Source data
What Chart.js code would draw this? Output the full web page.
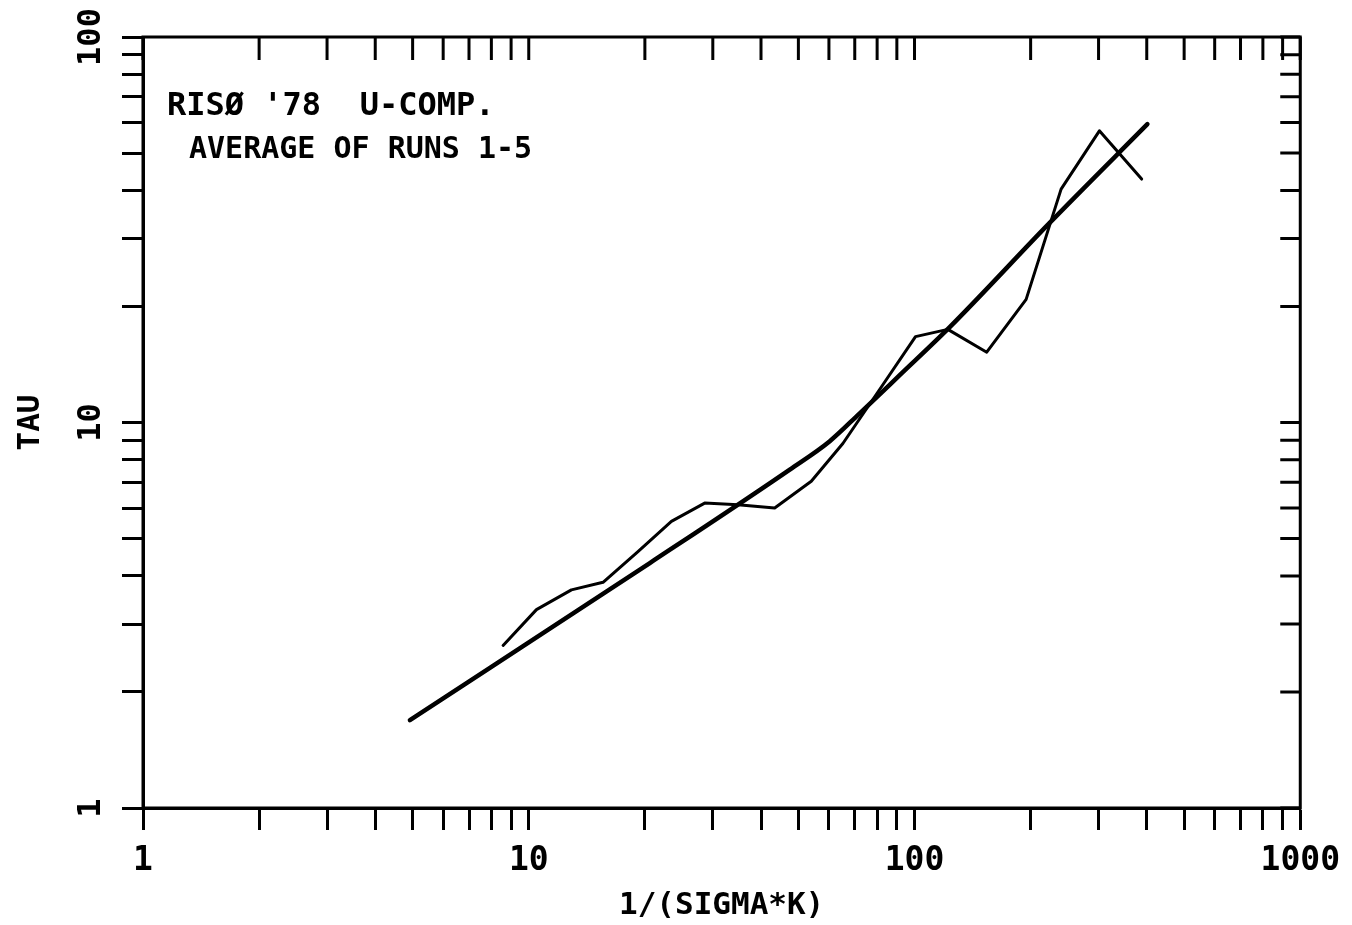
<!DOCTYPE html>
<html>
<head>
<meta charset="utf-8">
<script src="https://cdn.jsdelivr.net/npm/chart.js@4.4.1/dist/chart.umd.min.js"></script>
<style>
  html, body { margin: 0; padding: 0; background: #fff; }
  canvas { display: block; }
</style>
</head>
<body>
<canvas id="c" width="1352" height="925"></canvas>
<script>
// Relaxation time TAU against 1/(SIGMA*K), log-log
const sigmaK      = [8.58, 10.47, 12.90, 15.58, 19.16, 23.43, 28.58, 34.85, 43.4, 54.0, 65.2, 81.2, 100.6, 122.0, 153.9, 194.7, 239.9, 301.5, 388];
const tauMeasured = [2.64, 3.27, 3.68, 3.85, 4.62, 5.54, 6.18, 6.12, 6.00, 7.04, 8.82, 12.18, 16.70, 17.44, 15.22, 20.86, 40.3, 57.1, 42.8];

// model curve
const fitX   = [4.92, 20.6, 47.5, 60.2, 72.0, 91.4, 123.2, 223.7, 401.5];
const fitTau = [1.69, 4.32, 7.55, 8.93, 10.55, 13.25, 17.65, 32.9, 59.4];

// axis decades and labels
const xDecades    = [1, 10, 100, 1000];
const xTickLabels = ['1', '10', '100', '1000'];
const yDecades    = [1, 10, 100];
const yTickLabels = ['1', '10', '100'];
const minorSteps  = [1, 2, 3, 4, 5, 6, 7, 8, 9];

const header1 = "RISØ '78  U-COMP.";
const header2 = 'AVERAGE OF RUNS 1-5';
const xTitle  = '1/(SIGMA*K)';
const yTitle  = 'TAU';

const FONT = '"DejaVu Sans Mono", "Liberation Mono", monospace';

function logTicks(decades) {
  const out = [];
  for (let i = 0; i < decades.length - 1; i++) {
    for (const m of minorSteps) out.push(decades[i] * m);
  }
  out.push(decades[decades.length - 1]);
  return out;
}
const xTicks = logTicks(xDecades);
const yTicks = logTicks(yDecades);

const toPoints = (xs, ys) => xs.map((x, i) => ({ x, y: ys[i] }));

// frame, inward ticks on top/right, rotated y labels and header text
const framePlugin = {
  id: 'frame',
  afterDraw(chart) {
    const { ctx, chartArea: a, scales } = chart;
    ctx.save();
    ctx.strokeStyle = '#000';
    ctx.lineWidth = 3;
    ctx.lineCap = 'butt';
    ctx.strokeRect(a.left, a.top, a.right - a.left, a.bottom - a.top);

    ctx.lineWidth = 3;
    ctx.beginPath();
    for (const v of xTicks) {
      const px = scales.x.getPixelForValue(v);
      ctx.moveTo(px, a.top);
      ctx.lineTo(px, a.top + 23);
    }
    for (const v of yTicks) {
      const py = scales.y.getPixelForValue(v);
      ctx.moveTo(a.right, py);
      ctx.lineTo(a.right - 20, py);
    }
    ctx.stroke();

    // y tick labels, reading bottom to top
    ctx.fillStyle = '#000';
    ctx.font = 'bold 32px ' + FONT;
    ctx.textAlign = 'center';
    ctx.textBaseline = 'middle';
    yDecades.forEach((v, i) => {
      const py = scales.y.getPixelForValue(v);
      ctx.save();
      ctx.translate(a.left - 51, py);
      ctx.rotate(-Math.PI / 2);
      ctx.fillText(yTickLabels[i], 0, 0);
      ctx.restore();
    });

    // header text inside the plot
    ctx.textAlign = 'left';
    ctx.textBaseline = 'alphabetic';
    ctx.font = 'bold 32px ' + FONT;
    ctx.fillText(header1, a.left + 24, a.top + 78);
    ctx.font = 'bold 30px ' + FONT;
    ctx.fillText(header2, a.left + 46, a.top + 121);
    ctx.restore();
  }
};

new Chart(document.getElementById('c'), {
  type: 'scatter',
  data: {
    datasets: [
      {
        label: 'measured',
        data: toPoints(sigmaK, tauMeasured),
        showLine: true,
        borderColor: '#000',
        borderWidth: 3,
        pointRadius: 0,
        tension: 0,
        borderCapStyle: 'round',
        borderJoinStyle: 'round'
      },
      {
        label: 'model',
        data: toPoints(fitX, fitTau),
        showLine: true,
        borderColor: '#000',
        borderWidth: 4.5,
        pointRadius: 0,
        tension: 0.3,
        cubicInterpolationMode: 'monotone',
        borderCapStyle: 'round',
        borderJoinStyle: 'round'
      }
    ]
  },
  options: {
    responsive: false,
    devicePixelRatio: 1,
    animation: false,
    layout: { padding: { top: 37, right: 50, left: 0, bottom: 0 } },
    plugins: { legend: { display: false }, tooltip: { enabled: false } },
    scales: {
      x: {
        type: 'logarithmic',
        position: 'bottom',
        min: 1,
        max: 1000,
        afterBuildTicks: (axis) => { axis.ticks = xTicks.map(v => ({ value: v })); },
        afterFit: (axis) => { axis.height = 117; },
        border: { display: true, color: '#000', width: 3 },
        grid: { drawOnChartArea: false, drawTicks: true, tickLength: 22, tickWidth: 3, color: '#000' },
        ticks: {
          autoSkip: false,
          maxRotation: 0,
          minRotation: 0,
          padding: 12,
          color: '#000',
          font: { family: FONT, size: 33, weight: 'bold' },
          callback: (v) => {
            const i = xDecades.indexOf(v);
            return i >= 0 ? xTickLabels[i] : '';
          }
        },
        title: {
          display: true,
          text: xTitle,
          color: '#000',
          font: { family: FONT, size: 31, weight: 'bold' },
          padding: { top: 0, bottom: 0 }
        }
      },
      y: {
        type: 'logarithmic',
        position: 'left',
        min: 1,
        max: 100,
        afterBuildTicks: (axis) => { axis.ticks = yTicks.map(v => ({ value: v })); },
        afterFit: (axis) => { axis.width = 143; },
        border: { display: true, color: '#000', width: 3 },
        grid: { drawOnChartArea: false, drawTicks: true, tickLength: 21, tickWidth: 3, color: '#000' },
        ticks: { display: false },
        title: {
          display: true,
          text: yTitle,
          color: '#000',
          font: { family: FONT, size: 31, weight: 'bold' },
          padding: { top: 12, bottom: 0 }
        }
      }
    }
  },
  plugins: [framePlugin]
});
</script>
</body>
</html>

Task to complete
Leave out the pictures and repeat the lines from the start of the material through the line with "5, 6, 7, 8, 9];", inclusive.

Task solution
What Chart.js code would draw this? Output the full web page.
<!DOCTYPE html>
<html>
<head>
<meta charset="utf-8">
<script src="https://cdn.jsdelivr.net/npm/chart.js@4.4.1/dist/chart.umd.min.js"></script>
<style>
  html, body { margin: 0; padding: 0; background: #fff; }
  canvas { display: block; }
</style>
</head>
<body>
<canvas id="c" width="1352" height="925"></canvas>
<script>
// Relaxation time TAU against 1/(SIGMA*K), log-log
const sigmaK      = [8.58, 10.47, 12.90, 15.58, 19.16, 23.43, 28.58, 34.85, 43.4, 54.0, 65.2, 81.2, 100.6, 122.0, 153.9, 194.7, 239.9, 301.5, 388];
const tauMeasured = [2.64, 3.27, 3.68, 3.85, 4.62, 5.54, 6.18, 6.12, 6.00, 7.04, 8.82, 12.18, 16.70, 17.44, 15.22, 20.86, 40.3, 57.1, 42.8];

// model curve
const fitX   = [4.92, 20.6, 47.5, 60.2, 72.0, 91.4, 123.2, 223.7, 401.5];
const fitTau = [1.69, 4.32, 7.55, 8.93, 10.55, 13.25, 17.65, 32.9, 59.4];

// axis decades and labels
const xDecades    = [1, 10, 100, 1000];
const xTickLabels = ['1', '10', '100', '1000'];
const yDecades    = [1, 10, 100];
const yTickLabels = ['1', '10', '100'];
const minorSteps  = [1, 2, 3, 4, 5, 6, 7, 8, 9];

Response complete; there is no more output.